A transnacional oferece serviços como mitigação de riscos, inteligência e treinamento, promovendo a atuação de ex-militares em missões de alto risco sem garantias trabalhistas ou jurídicas robustas. Essa relação entre Criscuoli, Spinelli e Miglio destaca a “porta giratória” entre o setor público e o privado, onde figuras militares utilizam sua experiência e conexões adquiridas no Exército para explorar mercados globais de segurança.
Criscuoli e a Operação Contragolpe
Em 2022, Criscuoli voltou a ser mencionado em investigações de alto impacto, desta vez na Operação Contragolpe, que apura a tentativa de golpe de Estado após a eleição de Luiz Inácio Lula da Silva.

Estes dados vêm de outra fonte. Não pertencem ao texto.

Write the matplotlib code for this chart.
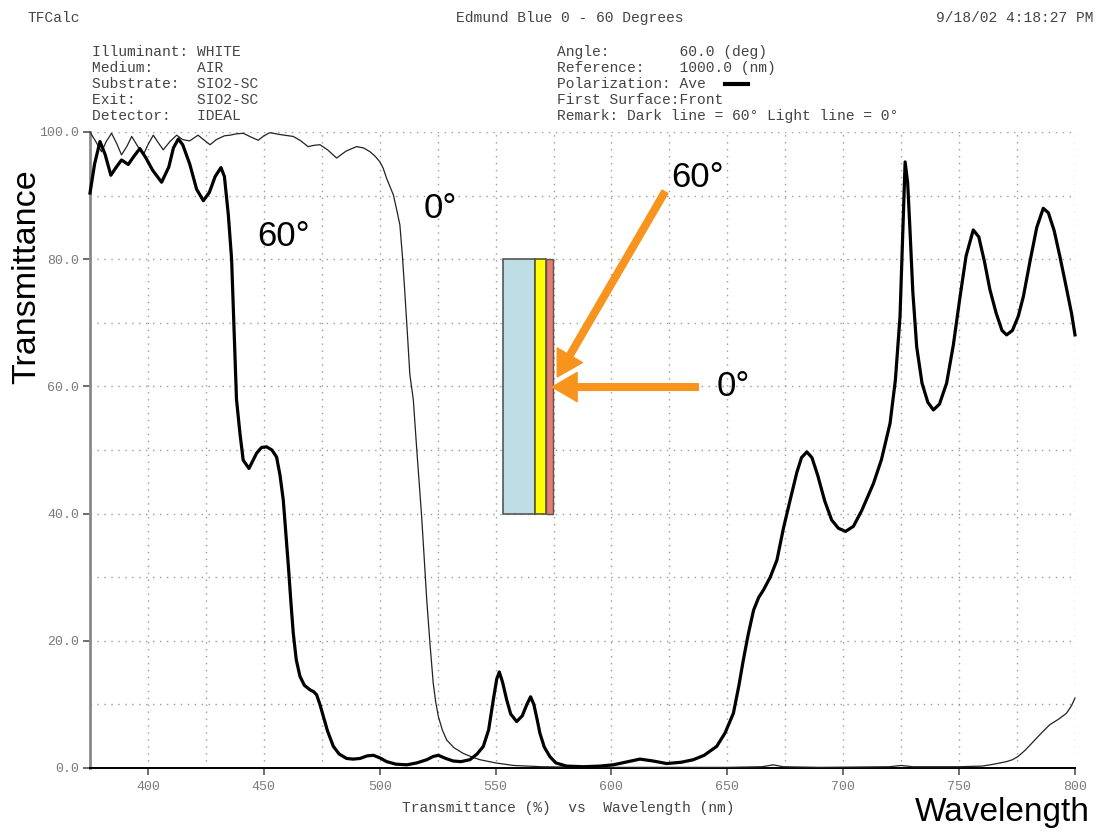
import matplotlib
matplotlib.use('Agg')
import matplotlib.pyplot as plt
from matplotlib.patches import Rectangle
from matplotlib.lines import Line2D

# ---------------- data ----------------
wl_60 = [375, 377, 379.3, 381.5, 384, 386, 388.6, 391.5, 394, 396.5, 399, 402, 405.9, 409, 411,
         413.1, 415, 418, 421, 423.9, 426.5, 429, 431.5, 433, 434.7, 436.1, 437.5, 438.2, 439.7,
         441.1, 443.6, 446.9, 449, 451.2, 453.5, 455.5, 457, 458.4, 459.5, 460.6, 461.7, 462.7,
         464, 465.6, 467.5, 469.9, 471.5, 472.8, 474.2, 475.7, 477.5, 480, 482.5, 485.7, 488.5,
         491.5, 494.5, 497.3, 500, 503, 507, 511.7, 516, 520.3, 523, 525.3, 528.5, 531.7, 535,
         538.9, 542, 544.7, 547, 549, 550.5, 551.6, 553, 554.8, 556.5, 559.1, 561.5, 563.5, 565.1,
         566.5, 568, 569.1, 571, 573.4, 576, 580.6, 587.9, 595, 600.8, 606, 612.3, 618, 623.8,
         630, 635.3, 640, 645.4, 649, 652.6, 655, 656.9, 659, 661.3, 663.5, 665.6, 668.5, 671.4,
         674.2, 677, 680, 682, 684.3, 686.5, 689, 692, 695, 697.9, 701, 704.4, 708, 713, 716.5,
         720.2, 722.5, 724.5, 725.6, 726.7, 727.8, 728.8, 730, 731.7, 734, 736.5, 738.9, 741.5,
         744.6, 747.5, 750.4, 753, 756.1, 758.5, 761, 763.3, 766, 768.5, 770.5, 773, 775.5, 777.7,
         780.5, 783.5, 786.3, 788.5, 791, 793.5, 796, 798.5, 800]
t_60 = [90.4, 95, 98.5, 96.5, 93.2, 94.3, 95.6, 94.9, 96.2, 97.4, 96, 94, 92.1, 94.5, 97.5,
        98.9, 98, 95, 91, 89.2, 90.5, 93, 94.4, 93, 86.9, 80, 65, 58, 52.6,
        48.4, 47.1, 49.5, 50.4, 50.5, 50, 48.9, 46, 42.1, 37, 31.7, 26, 21.2,
        17, 14.4, 13, 12.3, 12, 11.5, 10, 8.1, 5.8, 3.4, 2.2, 1.5, 1.4,
        1.5, 1.9, 2.0, 1.6, 1.0, 0.6, 0.5, 0.8, 1.3, 1.8, 2.0, 1.5, 1.1, 1.0,
        1.3, 2.2, 3.4, 6, 10.7, 14, 15.1, 13.5, 10.7, 8.5, 7.3, 8.2, 10, 11.2,
        10, 7.5, 5.5, 3.3, 1.8, 0.8, 0.3, 0.2, 0.3, 0.5, 0.9, 1.4, 1.1, 0.7,
        0.9, 1.3, 2.0, 3.4, 5.5, 8.6, 13, 17, 21, 24.8, 26.8, 28, 30, 32.7,
        37.7, 42, 46.5, 48.8, 49.7, 48.8, 46, 42, 39, 37.7, 37.2, 38, 40.5, 44.7, 48.5,
        54.2, 61, 71, 83, 95.3, 92, 84.6, 75, 66.2, 60.5, 57.5, 56.3, 57.2,
        60.5, 66.5, 74.1, 80.5, 84.6, 83.5, 79.5, 75.2, 71.5, 68.8, 68.1, 68.8, 71, 74.1,
        79.5, 85, 88, 87.3, 84.5, 80.4, 76, 71.5, 68.1]

wl_0 = [375, 377.5, 380, 382, 384.3, 386.5, 388.6, 391, 393, 395.5, 398, 400, 402.3, 404.5,
        406.6, 409.5, 412.4, 415, 418, 421.6, 424, 426.8, 429.5, 433, 435.4, 438, 441.1, 444.5,
        447.6, 450, 452.6, 457, 462.7, 466, 469.1, 471.5, 474.2, 477.5, 481.4, 485.5, 490, 493,
        495.8, 498, 500.1, 501.5, 503, 505.9, 507.5, 508.7, 509.8, 510.8, 512, 513, 514.5, 516,
        517, 518.1, 519.2, 520.3, 521.7, 523.1, 524.2, 525.3, 527, 528.9, 532, 536, 540, 543.3,
        550, 557.7, 570, 590, 620, 650, 665, 669.8, 674, 690, 720, 725, 730, 750, 760, 765,
        770.4, 773, 775.4, 778.5, 781.9, 785.5, 789.1, 793, 796.3, 798.5, 800]
t_0 = [100, 98.5, 96.9, 98.5, 99.8, 98.2, 96.4, 97.8, 99.3, 97.8, 96.4, 98, 99.5, 98.3,
       97.2, 98.5, 99.5, 98.8, 98.6, 99.5, 98.8, 98, 98.8, 99.4, 99.5, 99.7, 99.8, 99.2,
       98.7, 99.4, 99.9, 99.6, 99.3, 98.6, 97.7, 97.9, 98, 97.2, 95.9, 97, 97.7, 97.5,
       96.9, 96.2, 95.3, 94.3, 92.7, 90.1, 87.5, 85.4, 80.5, 75, 68, 61.9, 57.9, 50,
       45, 39.5, 33, 26.4, 19.5, 13.3, 10.3, 8.1, 6, 4.4, 3.2, 2.3, 1.7, 1.3,
       0.8, 0.4, 0.2, 0.1, 0.1, 0.1, 0.2, 0.5, 0.2, 0.1, 0.2, 0.4, 0.2, 0.2, 0.3, 0.6,
       1.0, 1.3, 1.8, 2.8, 4.1, 5.5, 6.8, 7.7, 8.6, 9.8, 11]

x_ticks = [400, 450, 500, 550, 600, 650, 700, 750, 800]
y_ticks = [0, 20, 40, 60, 80, 100]
y_tick_labels = ['0.0', '20.0', '40.0', '60.0', '80.0', '100.0']

header_left = 'TFCalc'
header_title = 'Edmund Blue 0 - 60 Degrees'
header_right = '9/18/02 4:18:27 PM'
info_left = ['Illuminant: WHITE', 'Medium:     AIR', 'Substrate:  SIO2-SC',
             'Exit:       SIO2-SC', 'Detector:   IDEAL']
info_right = ['Angle:        60.0 (deg)', 'Reference:    1000.0 (nm)',
              'Polarization: Ave', 'First Surface:Front',
              'Remark: Dark line = 60\u00b0 Light line = 0\u00b0']

# ---------------- figure ----------------
W, H = 1097, 832
fig = plt.figure(figsize=(W / 100, H / 100), dpi=100)
fig.patch.set_facecolor('white')

def fx(px):
    return px / W

def fy(py):
    return 1 - py / H

ax = fig.add_axes([fx(90), fy(768), (1075 - 90) / W, (768 - 132) / H])
ax.set_xlim(375, 800)
ax.set_ylim(0, 100)

mono = ['Liberation Mono', 'DejaVu Sans Mono']
sans = ['Liberation Sans', 'DejaVu Sans']
txt_col = '#444444'
tick_col = '#7a7a7a'

# grid
for x in range(375, 801, 25):
    ax.axvline(x, color='#9a9a9a', lw=1.0, ls=(0, (1, 4)), zorder=0)
for y in range(10, 101, 10):
    ax.axhline(y, color='#9a9a9a', lw=1.0, ls=(0, (1, 4)), zorder=0)

# curves
ax.plot(wl_0, t_0, color='#222222', lw=0.9, solid_joinstyle='round', zorder=3, clip_on=False)
ax.plot(wl_60, t_60, color='black', lw=2.3, solid_joinstyle='round', zorder=4, clip_on=False)

# spines / ticks
for s in ['top', 'right']:
    ax.spines[s].set_visible(False)
ax.spines['left'].set_color('#8a8a8a')
ax.spines['left'].set_linewidth(2.0)
ax.spines['bottom'].set_color('black')
ax.spines['bottom'].set_linewidth(1.4)
ax.set_xticks(x_ticks)
ax.set_xticklabels([str(v) for v in x_ticks])
ax.set_yticks(y_ticks)
ax.set_yticklabels(y_tick_labels)
ax.tick_params(axis='both', direction='out', length=5, width=1.2, color='#555555',
               labelcolor=tick_col, labelsize=9.5)
ax.tick_params(axis='x', pad=4)
ax.tick_params(axis='y', pad=3)
for lab in ax.get_xticklabels() + ax.get_yticklabels():
    lab.set_fontfamily(mono)

# substrate drawing
ax.add_patch(Rectangle((553.3, 40), 567 - 553.3, 40, facecolor='#bfdde4',
                       edgecolor='#555555', lw=1.2, zorder=5))
ax.add_patch(Rectangle((567, 40), 571.6 - 567, 40, facecolor='#ffff00',
                       edgecolor='#555533', lw=1.2, zorder=5))
ax.add_patch(Rectangle((571.6, 40), 574.9 - 571.6, 40, facecolor='#e87a6e',
                       edgecolor='#555555', lw=1.0, zorder=5))

# arrows
orange = '#f7941d'
arrow_style = 'simple,head_length=0.9,head_width=1.05,tail_width=0.24'
ax.annotate('', xy=(576.6, 61.5), xytext=(623.1, 90.6),
            arrowprops=dict(arrowstyle=arrow_style, color=orange, mutation_scale=20,
                            shrinkA=0, shrinkB=0), zorder=6)
ax.annotate('', xy=(574.4, 59.9), xytext=(637.5, 59.9),
            arrowprops=dict(arrowstyle=arrow_style, color=orange, mutation_scale=20,
                            shrinkA=0, shrinkB=0), zorder=6)

# in-chart labels
big = 25
ax.text(458.7, 83.5, '60\u00b0', fontsize=big, family=sans, ha='center', va='center', zorder=7)
ax.text(526.0, 88.0, '0\u00b0', fontsize=big, family=sans, ha='center', va='center', zorder=7)
ax.text(637.0, 92.9, '60\u00b0', fontsize=big, family=sans, ha='center', va='center', zorder=7)
ax.text(652.6, 60.0, '0\u00b0', fontsize=big, family=sans, ha='center', va='center', zorder=7)

# axis titles
fig.text(fx(27), fy(277), 'Transmittance', rotation=90, fontsize=24.5, family=sans,
         ha='center', va='center')
fig.text(fx(1090), fy(812), 'Wavelength', fontsize=24, family=sans, ha='right', va='center')
fig.text(fx(568), fy(808), 'Transmittance (%)  vs  Wavelength (nm)', fontsize=10.5,
         family=mono, color=txt_col, ha='center', va='center')

# header
fs = 10.5
fig.text(fx(28), fy(18), header_left, fontsize=fs, family=mono, color=txt_col, va='center')
fig.text(fx(570), fy(18), header_title, fontsize=fs, family=mono, color=txt_col,
         ha='center', va='center')
fig.text(fx(1094), fy(18), header_right, fontsize=fs, family=mono, color=txt_col,
         ha='right', va='center')
for i, line in enumerate(info_left):
    fig.text(fx(92), fy(52 + 16 * i), line, fontsize=fs, family=mono, color=txt_col, va='center')
for i, line in enumerate(info_right):
    fig.text(fx(557), fy(52 + 16 * i), line, fontsize=fs, family=mono, color=txt_col, va='center')
fig.add_artist(Line2D([fx(725), fx(748)], [fy(84), fy(84)], color='black', lw=3))

fig.savefig('out.png', dpi=100, facecolor='white')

Relatórios da Polícia Federal revelaram mensagens trocadas entre o coronel e o general Mário Fernandes, preso pela PF, onde Criscuoli afirmou: “Democrata é o cacete” e que “não tem que ser mais democrata agora”.
As mensagens sugerem alinhamento de Criscuoli com discursos antidemocráticos e indicam sua possível participação em articulações para desestabilizar o governo eleito. Embora negue envolvimento direto, à imprensa o coronel admitiu que as conversas refletiam o clima político tenso da época.
Sua menção nas investigações levanta questionamentos sobre o papel de militares da reserva em redes que promovem a ruptura institucional.